Starting at the line containing "Convert this chart to D3.js code." and ending at the line containing "function (d, i)", reproduce each line exactly as written, with both end lines included and all pictures omitted.

════════

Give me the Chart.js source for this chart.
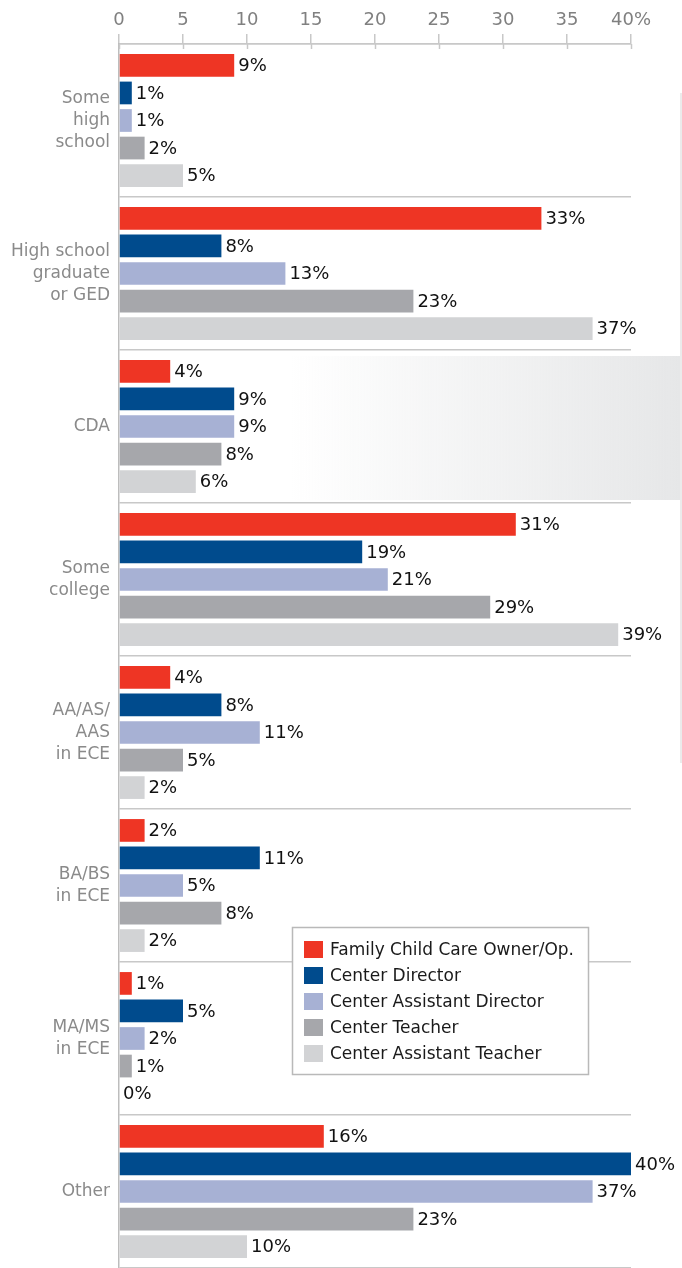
<!DOCTYPE html>
<html>
<head>
<meta charset="utf-8">
<script src="https://cdn.jsdelivr.net/npm/chart.js@4"></script>
<style>
  html, body { margin: 0; padding: 0; background: #fff; }
  #wrap { position: relative; width: 682px; height: 1268px; }
  canvas { display: block; }
</style>
</head>
<body>
<div id="wrap"><canvas id="c" width="682" height="1268"></canvas></div>
<script>
// ---- data ----
const categories = [
  ['Some', 'high', 'school'],
  ['High school', 'graduate', 'or GED'],
  'CDA',
  ['Some', 'college'],
  ['AA/AS/', 'AAS', 'in ECE'],
  ['BA/BS', 'in ECE'],
  ['MA/MS', 'in ECE'],
  'Other'
];
const seriesNames = [
  'Family Child Care Owner/Op.',
  'Center Director',
  'Center Assistant Director',
  'Center Teacher',
  'Center Assistant Teacher'
];
const familyChildCare   = [9, 33, 4, 31, 4, 2, 1, 16];
const centerDirector    = [1, 8, 9, 19, 8, 11, 5, 40];
const centerAsstDir     = [1, 13, 9, 21, 11, 5, 2, 37];
const centerTeacher     = [2, 23, 8, 29, 5, 8, 1, 23];
const centerAsstTeacher = [5, 37, 6, 39, 2, 2, 0, 10];
const xTicks = [0, 5, 10, 15, 20, 25, 30, 35, 40];

const colors = ['#ee3524', '#004b8d', '#a7b1d4', '#a6a7ab', '#d2d3d5'];
const seriesValues = [familyChildCare, centerDirector, centerAsstDir, centerTeacher, centerAsstTeacher];

const FONT = '"DejaVu Sans", sans-serif';

const decorPlugin = {
  id: 'decor',
  beforeDatasetsDraw(chart) {
    const ctx = chart.ctx;
    const y = chart.scales.y;
    // light gradient panel behind the CDA group
    const half = (y.getPixelForValue(1) - y.getPixelForValue(0)) / 2;
    const yc = y.getPixelForValue(2);
    const top = yc - half + 6, bot = yc + half - 3;
    ctx.save();
    const g = ctx.createLinearGradient(290, 0, 680, 0);
    g.addColorStop(0, 'rgba(230,231,232,0)');
    g.addColorStop(1, 'rgba(230,231,232,1)');
    ctx.fillStyle = g;
    ctx.fillRect(290, top, 390, bot - top);
    ctx.strokeStyle = '#e4e4e4';
    ctx.lineWidth = 1.5;
    ctx.beginPath();
    ctx.moveTo(681, 93);
    ctx.lineTo(681, 763);
    ctx.stroke();
    ctx.restore();
  },
  afterDatasetsDraw(chart) {
    const ctx = chart.ctx;
    ctx.save();
    ctx.font = '18px ' + FONT;
    ctx.fillStyle = '#111';
    ctx.textBaseline = 'middle';
    ctx.textAlign = 'left';
    chart.data.datasets.forEach((ds, i) => {
      const meta = chart.getDatasetMeta(i);
      meta.data.forEach((el, j) => {
        ctx.fillText(ds.data[j] + '%', el.x + 4, el.y + 1);
      });
    });
    // small tick marks below the top axis line
    const x = chart.scales.x;
    ctx.strokeStyle = '#c8c8c8';
    ctx.lineWidth = 1.5;
    xTicks.forEach(v => {
      const px = Math.round(x.getPixelForValue(v)) + 0.5;
      ctx.beginPath();
      ctx.moveTo(px, x.bottom);
      ctx.lineTo(px, x.bottom + 5);
      ctx.stroke();
    });
    ctx.restore();
  },
  afterDraw(chart) {
    const ctx = chart.ctx;
    ctx.save();
    const bx = 292.5, by = 927.5, bw = 296, bh = 147;
    ctx.fillStyle = '#fff';
    ctx.fillRect(bx, by, bw, bh);
    ctx.strokeStyle = '#b9b9b9';
    ctx.lineWidth = 1.5;
    ctx.strokeRect(bx, by, bw, bh);
    ctx.font = '17px ' + FONT;
    ctx.textBaseline = 'middle';
    ctx.textAlign = 'left';
    chart.data.datasets.forEach((ds, i) => {
      const cy = 949.5 + i * 26;
      ctx.fillStyle = ds.backgroundColor;
      ctx.fillRect(304, cy - 8.5, 19, 17);
      ctx.fillStyle = '#1a1a1a';
      ctx.fillText(ds.label, 330, cy + 1);
    });
    ctx.restore();
  }
};

new Chart(document.getElementById('c'), {
  type: 'bar',
  data: {
    labels: categories,
    datasets: seriesNames.map((name, i) => ({
      label: name,
      data: seriesValues[i],
      backgroundColor: colors[i],
      borderWidth: 0,
      categoryPercentage: 0.9,
      barPercentage: 0.825
    }))
  },
  options: {
    indexAxis: 'y',
    responsive: false,
    animation: false,
    devicePixelRatio: 1,
    layout: { padding: { left: 0, right: 51, top: 0, bottom: 0 } },
    plugins: {
      legend: { display: false },
      tooltip: { enabled: false }
    },
    scales: {
      x: {
        position: 'top',
        min: 0,
        max: 40,
        afterBuildTicks(scale) { scale.ticks = xTicks.map(v => ({ value: v })); },
        afterFit(scale) { scale.height = 44; },
        ticks: {
          color: '#808080',
          font: { family: FONT, size: 18 },
          padding: 3,
          callback: v => (v === 40 ? '40%' : String(v))
        },
        grid: {
          drawOnChartArea: false,
          drawTicks: true,
          tickLength: 10,
          color: '#c8c8c8',
          lineWidth: 1.5
        },
        border: { display: true, color: '#c8c8c8', width: 1.5 }
      },
      y: {
        afterFit(scale) {
          scale.width = 119;
          scale.paddingTop = 0;
          scale.paddingBottom = 0;
        },
        ticks: {
          color: '#8a8a8a',
          font: { family: FONT, size: 17, lineHeight: 1.3 },
          padding: 9
        },
        grid: {
          offset: true,
          drawTicks: false,
          color: '#c8c8c8',
          lineWidth: 1.5
        },
        border: { display: true, color: '#bdbdbd', width: 1.5 }
      }
    }
  },
  plugins: [decorPlugin]
});
</script>
</body>
</html>
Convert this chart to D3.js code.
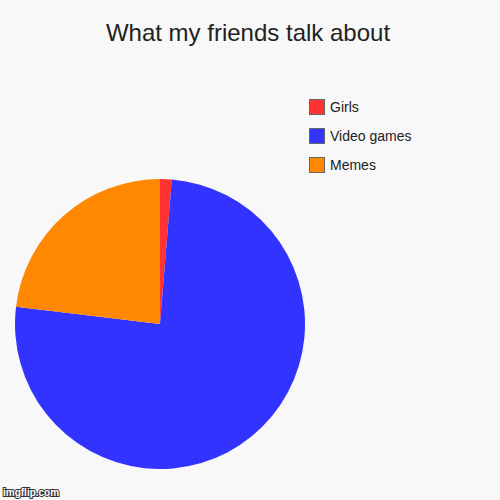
<!DOCTYPE html>
<html>
<head>
<meta charset="utf-8">
<script src="https://cdn.jsdelivr.net/npm/d3@7"></script>
<style>
  body { margin: 0; background: #f8f8f8; }
  svg { display: block; font-family: "Liberation Sans", Arial, sans-serif; }
</style>
</head>
<body>
<svg id="chart" width="500" height="500"></svg>
<script>
// chart data (percent of the pie)
const categories = ["Girls", "Video games", "Memes"];
const values = [1.3, 75.6, 23.1];
const colors = ["#ff3333", "#3333ff", "#ff8800"];

const svg = d3.select("#chart");

svg.append("rect")
    .attr("width", 500).attr("height", 500)
    .attr("fill", "#f8f8f8");

svg.append("text")
    .attr("x", 248).attr("y", 41)
    .attr("text-anchor", "middle")
    .attr("font-size", 24)
    .attr("fill", "#222")
    .text("What my friends talk about");

const color = d3.scaleOrdinal().domain(categories).range(colors);

const pie = d3.pie().sort(null).value(function (d) { return d.value; });
const arc = d3.arc().innerRadius(0).outerRadius(145);

const data = categories.map(function (c, i) {
    return { name: c, value: values[i] };
});

const g = svg.append("g").attr("transform", "translate(160,324)");

g.selectAll("path")
    .data(pie(data))
    .enter().append("path")
    .attr("d", arc)
    .attr("fill", function (d) { return color(d.data.name); });

// legend
const legend = svg.append("g").attr("transform", "translate(309,99)");
const item = legend.selectAll("g")
    .data(categories)
    .enter().append("g")
    .attr("transform", function (d, i) { return "translate(0," + (i * 29) + ")"; });

item.append("rect")
    .attr("x", 0.5).attr("y", 0.5)
    .attr("width", 15).attr("height", 15)
    .attr("fill", function (d) { return color(d); })
    .attr("stroke", "#666")
    .attr("stroke-width", 1);

item.append("text")
    .attr("x", 21).attr("y", 13)
    .attr("font-size", 14)
    .attr("fill", "#222")
    .text(function (d) { return d; });

// watermark
svg.append("text")
    .attr("x", 3).attr("y", 496)
    .attr("font-size", 10)
    .attr("font-weight", "bold")
    .attr("fill", "#fff")
    .attr("stroke", "#333")
    .attr("stroke-width", 2)
    .attr("paint-order", "stroke")
    .text("imgflip.com");
</script>
</body>
</html>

════════

_Answer below_
Convert this chart to D3.js code.
<!DOCTYPE html>
<html>
<head>
<meta charset="utf-8">
<script src="https://cdn.jsdelivr.net/npm/d3@7"></script>
<style>
  body { margin: 0; background: #f8f8f8; }
  svg { display: block; font-family: "Liberation Sans", Arial, sans-serif; }
</style>
</head>
<body>
<svg id="chart" width="500" height="500"></svg>
<script>
// chart data (percent of the pie)
const categories = ["Girls", "Video games", "Memes"];
const values = [1.3, 75.6, 23.1];
const colors = ["#ff3333", "#3333ff", "#ff8800"];

const svg = d3.select("#chart");

svg.append("rect")
    .attr("width", 500).attr("height", 500)
    .attr("fill", "#f8f8f8");

svg.append("text")
    .attr("x", 248).attr("y", 41)
    .attr("text-anchor", "middle")
    .attr("font-size", 24)
    .attr("fill", "#222")
    .text("What my friends talk about");

const color = d3.scaleOrdinal().domain(categories).range(colors);

const pie = d3.pie().sort(null).value(function (d) { return d.value; });
const arc = d3.arc().innerRadius(0).outerRadius(145);

const data = categories.map(function (c, i) {
    return { name: c, value: values[i] };
});

const g = svg.append("g").attr("transform", "translate(160,324)");

g.selectAll("path")
    .data(pie(data))
    .enter().append("path")
    .attr("d", arc)
    .attr("fill", function (d) { return color(d.data.name); });

// legend
const legend = svg.append("g").attr("transform", "translate(309,99)");
const item = legend.selectAll("g")
    .data(categories)
    .enter().append("g")
    .attr("transform", function (d, i) { return "translate(0," + (i * 29) + ")"; });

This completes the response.